▶ _Data segment_:
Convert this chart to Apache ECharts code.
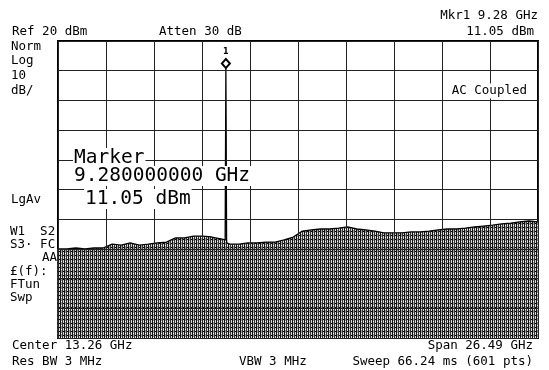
<!DOCTYPE html>
<html>
<head>
<meta charset="utf-8">
<script src="https://cdn.jsdelivr.net/npm/echarts@6/dist/echarts.min.js"></script>
<style>
  html, body { margin: 0; padding: 0; background: #fff; }
  #chart { width: 549px; height: 370px; }
</style>
</head>
<body>
<div id="chart"></div>
<script>
// trace envelope (GHz, dBm)
const freqGHz = [
  0.0, 0.5, 1.0, 1.5, 2.0, 2.5, 3.0, 3.5, 4.0, 4.5, 5.0, 5.5, 6.0, 6.5, 7.0, 7.5, 8.0, 8.5, 9.0, 9.24,
  9.28,
  9.32, 9.5, 10.0, 10.5, 11.0, 11.5, 12.0, 12.5, 13.0, 13.5, 14.0, 14.5, 15.0, 15.5, 16.0, 16.5, 17.0,
  17.5, 18.0, 18.5, 19.0, 19.5, 20.0, 20.5, 21.0, 21.5, 22.0, 22.5, 23.0, 23.5, 24.0, 24.5, 25.0, 25.5,
  26.0, 26.5
];
const levelDbm = [
  -50.0, -50.0, -49.7, -50.0, -49.7, -49.7, -48.4, -48.7, -48.0, -48.7, -48.4, -48.0, -47.7, -46.3, -46.3, -45.7, -45.7, -46.0, -46.6, -47.0,
  11.05,
  -48.0, -48.4, -48.4, -48.0, -48.0, -47.7, -47.7, -47.0, -46.0, -44.0, -43.6, -43.3, -43.3, -43.0, -42.6, -43.3, -43.6,
  -44.0, -44.6, -44.6, -44.6, -44.3, -44.3, -44.0, -43.6, -43.3, -43.3, -43.0, -42.6, -42.3, -42.0, -41.6, -41.3, -40.9,
  -40.6, -40.9
];
const marker = { freq: 9.28, level: 11.05, label: "1" };

const startGHz = 0.015;
const stopGHz = 26.505;
const refLevel = 20;
const bottomLevel = -80;

const headerTexts = [
  { text: "Mkr1 9.28 GHz", x: 538, y: 16, align: "right" },
  { text: "11.05 dBm", x: 534, y: 32, align: "right" },
  { text: "Ref 20 dBm", x: 12, y: 32, align: "left" },
  { text: "Atten 30 dB", x: 159, y: 32, align: "left" }
];
const sideTexts = [
  { text: "Norm", x: 11, y: 47, align: "left" },
  { text: "Log", x: 11, y: 61, align: "left" },
  { text: "10", x: 11, y: 76, align: "left" },
  { text: "dB/", x: 11, y: 91, align: "left" },
  { text: "LgAv", x: 11, y: 200, align: "left" },
  { text: "W1  S2", x: 10, y: 232, align: "left" },
  { text: "S3\u00b7 FC", x: 10, y: 245, align: "left" },
  { text: "AA", x: 57, y: 258, align: "right" },
  { text: "\u00a3(f):", x: 10, y: 272, align: "left" },
  { text: "FTun", x: 10, y: 285, align: "left" },
  { text: "Swp", x: 10, y: 298, align: "left" }
];
const footerTexts = [
  { text: "Center 13.26 GHz", x: 12, y: 346, align: "left" },
  { text: "Res BW 3 MHz", x: 12, y: 362, align: "left" },
  { text: "VBW 3 MHz", x: 239, y: 362, align: "left" },
  { text: "Span 26.49 GHz", x: 533, y: 346, align: "right" },
  { text: "Sweep 66.24 ms (601 pts)", x: 533, y: 362, align: "right" }
];
const markerBox = [
  { text: "Marker", x: 73, y: 158 },
  { text: "9.280000000 GHz", x: 73, y: 176 },
  { text: "11.05 dBm", x: 84, y: 199 }
];

// hatch texture for the noise fill
const hatch = document.createElement("canvas");
hatch.width = 4;
hatch.height = 4;
const hctx = hatch.getContext("2d");
["#111111", "#9a9a9a", "#333333", "#d8d8d8"].forEach((c, i) => {
  hctx.fillStyle = c;
  hctx.fillRect(i, 0, 1, 4);
});
hctx.fillStyle = "#ffffff";
hctx.fillRect(1, 1, 1, 1);
hctx.fillStyle = "#000000";
hctx.fillRect(3, 3, 1, 1);

const FONT = '12.5px "DejaVu Sans Mono", monospace';
const BIG = '19.5px "DejaVu Sans Mono", monospace';

function textItem(t, font, extra) {
  return {
    type: "text",
    z: 100,
    style: Object.assign({
      text: t.text,
      x: t.x,
      y: t.y,
      font: font,
      fill: "#000",
      align: t.align || "left",
      verticalAlign: "middle"
    }, extra || {})
  };
}

const graphics = []
  .concat(headerTexts.map((t) => textItem(t, FONT)))
  .concat(sideTexts.map((t) => textItem(t, FONT)))
  .concat(footerTexts.map((t) => textItem(t, FONT)))
  .concat(markerBox.map((t) => textItem(t, BIG, { backgroundColor: "#fff", padding: [0, 1] })))
  .concat([textItem({ text: "AC Coupled", x: 528, y: 91, align: "right" }, FONT, { backgroundColor: "#fff", padding: [1, 1] })]);

const chart = echarts.init(document.getElementById("chart"), null, { renderer: "canvas" });
chart.setOption({
  animation: false,
  backgroundColor: "#fff",
  grid: {
    left: 58, top: 41, width: 480, height: 297,
    show: true, borderColor: "#000", borderWidth: 2, backgroundColor: "#fff"
  },
  xAxis: [
    {
      type: "value", min: 0, max: 10, interval: 1, z: 5,
      axisLine: { show: false }, axisTick: { show: false }, axisLabel: { show: false },
      splitLine: { show: true, lineStyle: { color: "#222", width: 1 } }
    },
    {
      type: "value", min: startGHz, max: stopGHz, show: false,
      splitLine: { show: false }
    }
  ],
  yAxis: {
    type: "value", min: bottomLevel, max: refLevel, interval: 10, z: 5,
    axisLine: { show: false }, axisTick: { show: false }, axisLabel: { show: false },
    splitLine: { show: true, lineStyle: { color: "#222", width: 1 } }
  },
  series: [
    {
      type: "line",
      xAxisIndex: 1,
      z: 2,
      data: freqGHz.map((f, i) => [f, levelDbm[i]]),
      showSymbol: false,
      lineStyle: { color: "#000", width: 1.3 },
      areaStyle: { origin: "start", color: { image: hatch, repeat: "repeat" }, opacity: 1 },
      markPoint: {
        z: 10,
        symbol: "diamond",
        symbolSize: [8, 9],
        symbolOffset: [0, -4],
        itemStyle: { color: "#fff", borderColor: "#000", borderWidth: 2 },
        label: {
          show: true, position: "top", distance: 2, formatter: marker.label,
          color: "#000", fontSize: 8, fontWeight: "bold", fontFamily: "DejaVu Sans"
        },
        data: [{ coord: [marker.freq, marker.level] }]
      }
    }
  ],
  graphic: graphics
});
</script>
</body>
</html>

▶ _Task description_: Repeat the material above verbatim, with no pictures in the output.

▶ _Exercise output_:
Convert this chart to Apache ECharts code.
<!DOCTYPE html>
<html>
<head>
<meta charset="utf-8">
<script src="https://cdn.jsdelivr.net/npm/echarts@6/dist/echarts.min.js"></script>
<style>
  html, body { margin: 0; padding: 0; background: #fff; }
  #chart { width: 549px; height: 370px; }
</style>
</head>
<body>
<div id="chart"></div>
<script>
// trace envelope (GHz, dBm)
const freqGHz = [
  0.0, 0.5, 1.0, 1.5, 2.0, 2.5, 3.0, 3.5, 4.0, 4.5, 5.0, 5.5, 6.0, 6.5, 7.0, 7.5, 8.0, 8.5, 9.0, 9.24,
  9.28,
  9.32, 9.5, 10.0, 10.5, 11.0, 11.5, 12.0, 12.5, 13.0, 13.5, 14.0, 14.5, 15.0, 15.5, 16.0, 16.5, 17.0,
  17.5, 18.0, 18.5, 19.0, 19.5, 20.0, 20.5, 21.0, 21.5, 22.0, 22.5, 23.0, 23.5, 24.0, 24.5, 25.0, 25.5,
  26.0, 26.5
];
const levelDbm = [
  -50.0, -50.0, -49.7, -50.0, -49.7, -49.7, -48.4, -48.7, -48.0, -48.7, -48.4, -48.0, -47.7, -46.3, -46.3, -45.7, -45.7, -46.0, -46.6, -47.0,
  11.05,
  -48.0, -48.4, -48.4, -48.0, -48.0, -47.7, -47.7, -47.0, -46.0, -44.0, -43.6, -43.3, -43.3, -43.0, -42.6, -43.3, -43.6,
  -44.0, -44.6, -44.6, -44.6, -44.3, -44.3, -44.0, -43.6, -43.3, -43.3, -43.0, -42.6, -42.3, -42.0, -41.6, -41.3, -40.9,
  -40.6, -40.9
];
const marker = { freq: 9.28, level: 11.05, label: "1" };

const startGHz = 0.015;
const stopGHz = 26.505;
const refLevel = 20;
const bottomLevel = -80;

const headerTexts = [
  { text: "Mkr1 9.28 GHz", x: 538, y: 16, align: "right" },
  { text: "11.05 dBm", x: 534, y: 32, align: "right" },
  { text: "Ref 20 dBm", x: 12, y: 32, align: "left" },
  { text: "Atten 30 dB", x: 159, y: 32, align: "left" }
];
const sideTexts = [
  { text: "Norm", x: 11, y: 47, align: "left" },
  { text: "Log", x: 11, y: 61, align: "left" },
  { text: "10", x: 11, y: 76, align: "left" },
  { text: "dB/", x: 11, y: 91, align: "left" },
  { text: "LgAv", x: 11, y: 200, align: "left" },
  { text: "W1  S2", x: 10, y: 232, align: "left" },
  { text: "S3\u00b7 FC", x: 10, y: 245, align: "left" },
  { text: "AA", x: 57, y: 258, align: "right" },
  { text: "\u00a3(f):", x: 10, y: 272, align: "left" },
  { text: "FTun", x: 10, y: 285, align: "left" },
  { text: "Swp", x: 10, y: 298, align: "left" }
];
const footerTexts = [
  { text: "Center 13.26 GHz", x: 12, y: 346, align: "left" },
  { text: "Res BW 3 MHz", x: 12, y: 362, align: "left" },
  { text: "VBW 3 MHz", x: 239, y: 362, align: "left" },
  { text: "Span 26.49 GHz", x: 533, y: 346, align: "right" },
  { text: "Sweep 66.24 ms (601 pts)", x: 533, y: 362, align: "right" }
];
const markerBox = [
  { text: "Marker", x: 73, y: 158 },
  { text: "9.280000000 GHz", x: 73, y: 176 },
  { text: "11.05 dBm", x: 84, y: 199 }
];

// hatch texture for the noise fill
const hatch = document.createElement("canvas");
hatch.width = 4;
hatch.height = 4;
const hctx = hatch.getContext("2d");
["#111111", "#9a9a9a", "#333333", "#d8d8d8"].forEach((c, i) => {
  hctx.fillStyle = c;
  hctx.fillRect(i, 0, 1, 4);
});
hctx.fillStyle = "#ffffff";
hctx.fillRect(1, 1, 1, 1);
hctx.fillStyle = "#000000";
hctx.fillRect(3, 3, 1, 1);

const FONT = '12.5px "DejaVu Sans Mono", monospace';
const BIG = '19.5px "DejaVu Sans Mono", monospace';

function textItem(t, font, extra) {
  return {
    type: "text",
    z: 100,
    style: Object.assign({
      text: t.text,
      x: t.x,
      y: t.y,
      font: font,
      fill: "#000",
      align: t.align || "left",
      verticalAlign: "middle"
    }, extra || {})
  };
}

const graphics = []
  .concat(headerTexts.map((t) => textItem(t, FONT)))
  .concat(sideTexts.map((t) => textItem(t, FONT)))
  .concat(footerTexts.map((t) => textItem(t, FONT)))
  .concat(markerBox.map((t) => textItem(t, BIG, { backgroundColor: "#fff", padding: [0, 1] })))
  .concat([textItem({ text: "AC Coupled", x: 528, y: 91, align: "right" }, FONT, { backgroundColor: "#fff", padding: [1, 1] })]);

const chart = echarts.init(document.getElementById("chart"), null, { renderer: "canvas" });
chart.setOption({
  animation: false,
  backgroundColor: "#fff",
  grid: {
    left: 58, top: 41, width: 480, height: 297,
    show: true, borderColor: "#000", borderWidth: 2, backgroundColor: "#fff"
  },
  xAxis: [
    {
      type: "value", min: 0, max: 10, interval: 1, z: 5,
      axisLine: { show: false }, axisTick: { show: false }, axisLabel: { show: false },
      splitLine: { show: true, lineStyle: { color: "#222", width: 1 } }
    },
    {
      type: "value", min: startGHz, max: stopGHz, show: false,
      splitLine: { show: false }
    }
  ],
  yAxis: {
    type: "value", min: bottomLevel, max: refLevel, interval: 10, z: 5,
    axisLine: { show: false }, axisTick: { show: false }, axisLabel: { show: false },
    splitLine: { show: true, lineStyle: { color: "#222", width: 1 } }
  },
  series: [
    {
      type: "line",
      xAxisIndex: 1,
      z: 2,
      data: freqGHz.map((f, i) => [f, levelDbm[i]]),
      showSymbol: false,
      lineStyle: { color: "#000", width: 1.3 },
      areaStyle: { origin: "start", color: { image: hatch, repeat: "repeat" }, opacity: 1 },
      markPoint: {
        z: 10,
        symbol: "diamond",
        symbolSize: [8, 9],
        symbolOffset: [0, -4],
        itemStyle: { color: "#fff", borderColor: "#000", borderWidth: 2 },
        label: {
          show: true, position: "top", distance: 2, formatter: marker.label,
          color: "#000", fontSize: 8, fontWeight: "bold", fontFamily: "DejaVu Sans"
        },
        data: [{ coord: [marker.freq, marker.level] }]
      }
    }
  ],
  graphic: graphics
});
</script>
</body>
</html>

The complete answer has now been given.